On Mar 31, 2007, at 2:43 PM, doc wrote:
"We're sorry you had to complain about this. Regrettably that's the price you pay for our determination to retain as many articles as we can, even though we can't currently maintain most of them. You see, if we change things we might upset some of our editors who might have some of their unreferenced articles deleted by mistake. Basically, we're more concerned with that type of collateral damage than with wrecking your life.
Oh stop being ridiculous. This is straw man argumentation at its most needlessly outlandish.
Nobody, to my knowledge, is advocating unchecked expansion of articles and the maintenance of bad information. Nobody doesn't want libelous and false information to be removed.
However...
1) The idea of an error-free encyclopedia is a pipe dream. No sourcing requirements, no matter how onerous, will render us error- free. Pursuit of an impossible goal at the expense of achievable ones is foolish. 2) The statements "we need to improve the accuracy of our articles" and "we should begin large-scale deletion of the content that made us so prominent in the first place" are in no way equivalent.

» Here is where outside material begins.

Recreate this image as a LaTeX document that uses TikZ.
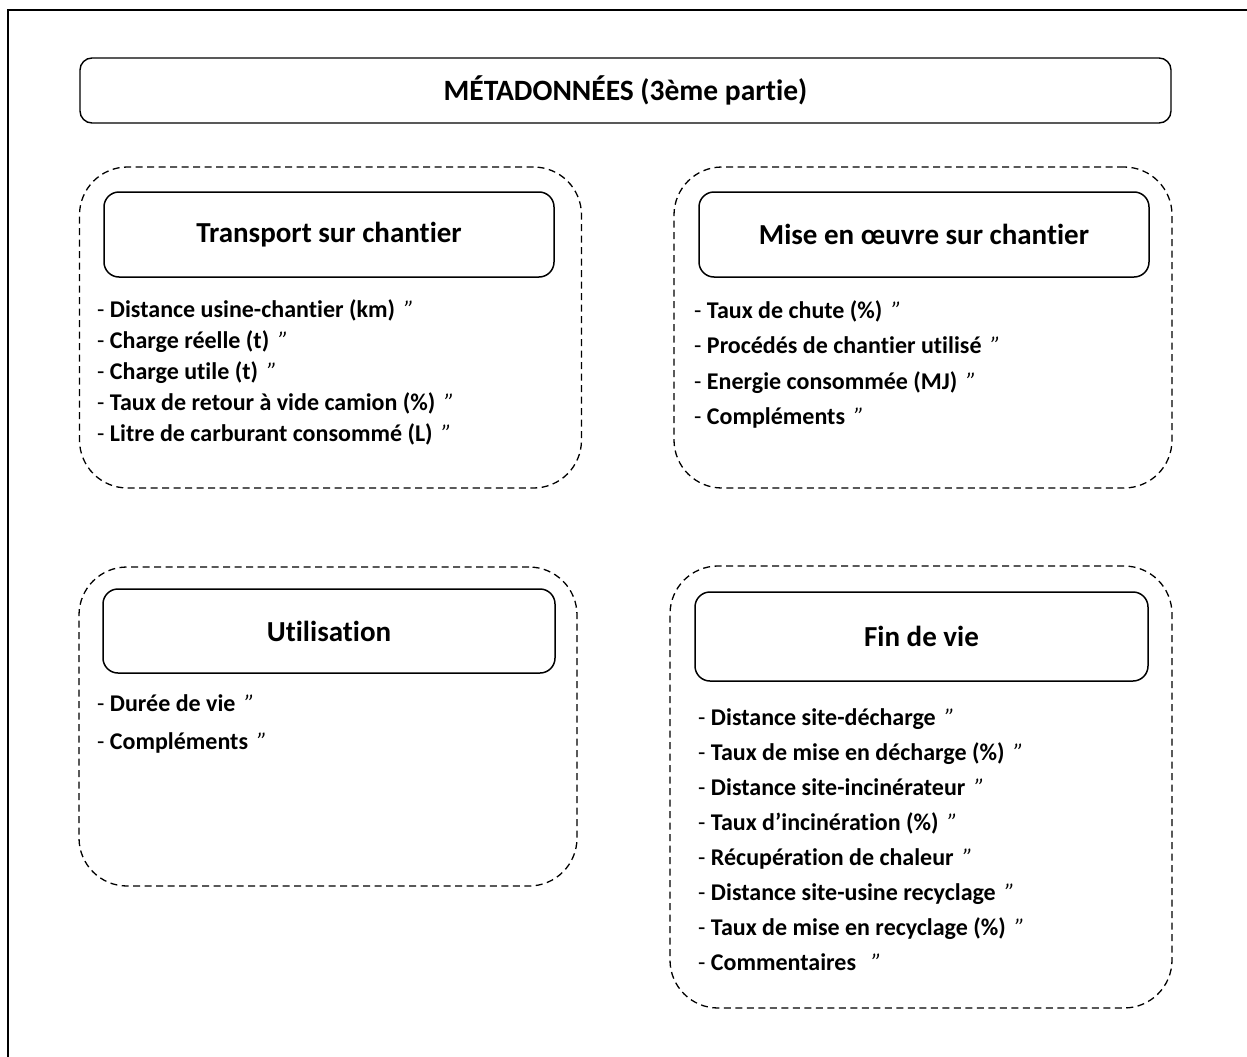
\documentclass[tikz,border=0pt]{standalone}
\usepackage{fontspec}
\setmainfont{Carlito}[Ligatures=NoCommon]
\newcommand{\dq}{{\mdseries\itshape "}}
\newcommand{\itm}[1]{{\mdseries -} \textbf{#1}\hspace{0.38em}\dq}
\tikzset{
  frameline/.style={line width=2.6pt},
  titlebox/.style={draw, line width=1.4pt, rounded corners=12pt, minimum width=1091pt, minimum height=65pt, inner sep=0pt, font=\fontsize{29.5}{34}\selectfont\bfseries},
  group/.style={draw, dash pattern=on 7pt off 4.5pt, line width=1.3pt, rounded corners=48pt, inner sep=0pt},
  headbox/.style={draw, line width=1.5pt, rounded corners=15pt, inner sep=0pt, font=\fontsize{29}{34}\selectfont\bfseries},
  item/.style={anchor=base west, inner sep=0pt, font=\fontsize{24}{28}\selectfont}
}
\begin{document}
\begin{tikzpicture}[x=1pt,y=-1pt]
\useasboundingbox (0,0) rectangle (1247,1057);
% outer frame (only left and top visible)
\coordinate (fbl) at (8,1060);
\coordinate (ftl) at (8,10);
\coordinate (ftr) at (1250,10);
\draw[frameline] (fbl) -- (ftl) -- (ftr);

% title
\node[titlebox] (title) at (625.5,90.5) {MÉTADONNÉES (3ème partie)};

% group containers
\node[group, minimum width=502pt, minimum height=321pt] (g1) at (330.5,327.5) {};
\node[group, minimum width=498pt, minimum height=321pt] (g2) at (923,327.5) {};
\node[group, minimum width=498pt, minimum height=319pt] (g3) at (328,726.5) {};
\node[group, minimum width=502pt, minimum height=442pt] (g4) at (921,787) {};

% heading boxes
\node[headbox, minimum width=450pt, minimum height=85pt] (h1) at (329,234.5) {Transport sur chantier};
\node[headbox, minimum width=450pt, minimum height=85pt] (h2) at (924,234.5) {Mise en œuvre sur chantier};
\node[headbox, minimum width=452pt, minimum height=84pt] (h3) at (329,631) {Utilisation};
\node[headbox, minimum width=453pt, minimum height=89pt] (h4) at (921.5,636.5) {Fin de vie};

% items group 1
\node[item] (a1) at (97,317) {\itm{Distance usine-chantier (km)}};
\node[item] (a2) at (97,348) {\itm{Charge réelle (t)}};
\node[item] (a3) at (97,379) {\itm{Charge utile (t)}};
\node[item] (a4) at (97,410) {\itm{Taux de retour à vide camion (\%)}};
\node[item] (a5) at (97,441) {\itm{Litre de carburant consommé (L)}};

% items group 2
\node[item] (b1) at (694,318) {\itm{Taux de chute (\%)}};
\node[item] (b2) at (694,353) {\itm{Procédés de chantier utilisé}};
\node[item] (b3) at (694,389) {\itm{Energie consommée (MJ)}};
\node[item] (b4) at (694,424) {\itm{Compléments}};

% items group 3
\node[item] (c1) at (97,711) {\itm{Durée de vie}};
\node[item] (c2) at (97,749) {\itm{Compléments}};

% items group 4
\node[item] (d1) at (698,725) {\itm{Distance site-décharge}};
\node[item] (d2) at (698,760) {\itm{Taux de mise en décharge (\%)}};
\node[item] (d3) at (698,795) {\itm{Distance site-incinérateur}};
\node[item] (d4) at (698,830) {\itm{Taux d’incinération (\%)}};
\node[item] (d5) at (698,865) {\itm{Récupération de chaleur}};
\node[item] (d6) at (698,900) {\itm{Distance site-usine recyclage}};
\node[item] (d7) at (698,935) {\itm{Taux de mise en recyclage (\%)}};
\node[item] (d8) at (698,970) {{\mdseries -} \textbf{Commentaires}\hspace{0.65em}\dq};
\end{tikzpicture}
\end{document}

There are ways to demonstrate a commitment to improving accuracy without sacrificing the process that developed a very good resource. I tend to think that WIkipedia is pretty good. Needs improvement, but is pretty good. I wouldn't care if it weren't. So I tend to be skeptical of solutions that seem to involve throwing a lot of it out.
The biggest problem is not unsourced information - it's false information. It's appallingly libelous shit that anyone who looked at the article would see if only people looked at the article. But with one million articles, we can't afford to look at the article. But adding sourcing requirements won't change that, because no rule will suddenly increase the number of eyes on articles.
Hence the need for stable versions to be implemented. And for a time- out where we work on creating stable versions of as many of the million as we can manage before we proceed with new material.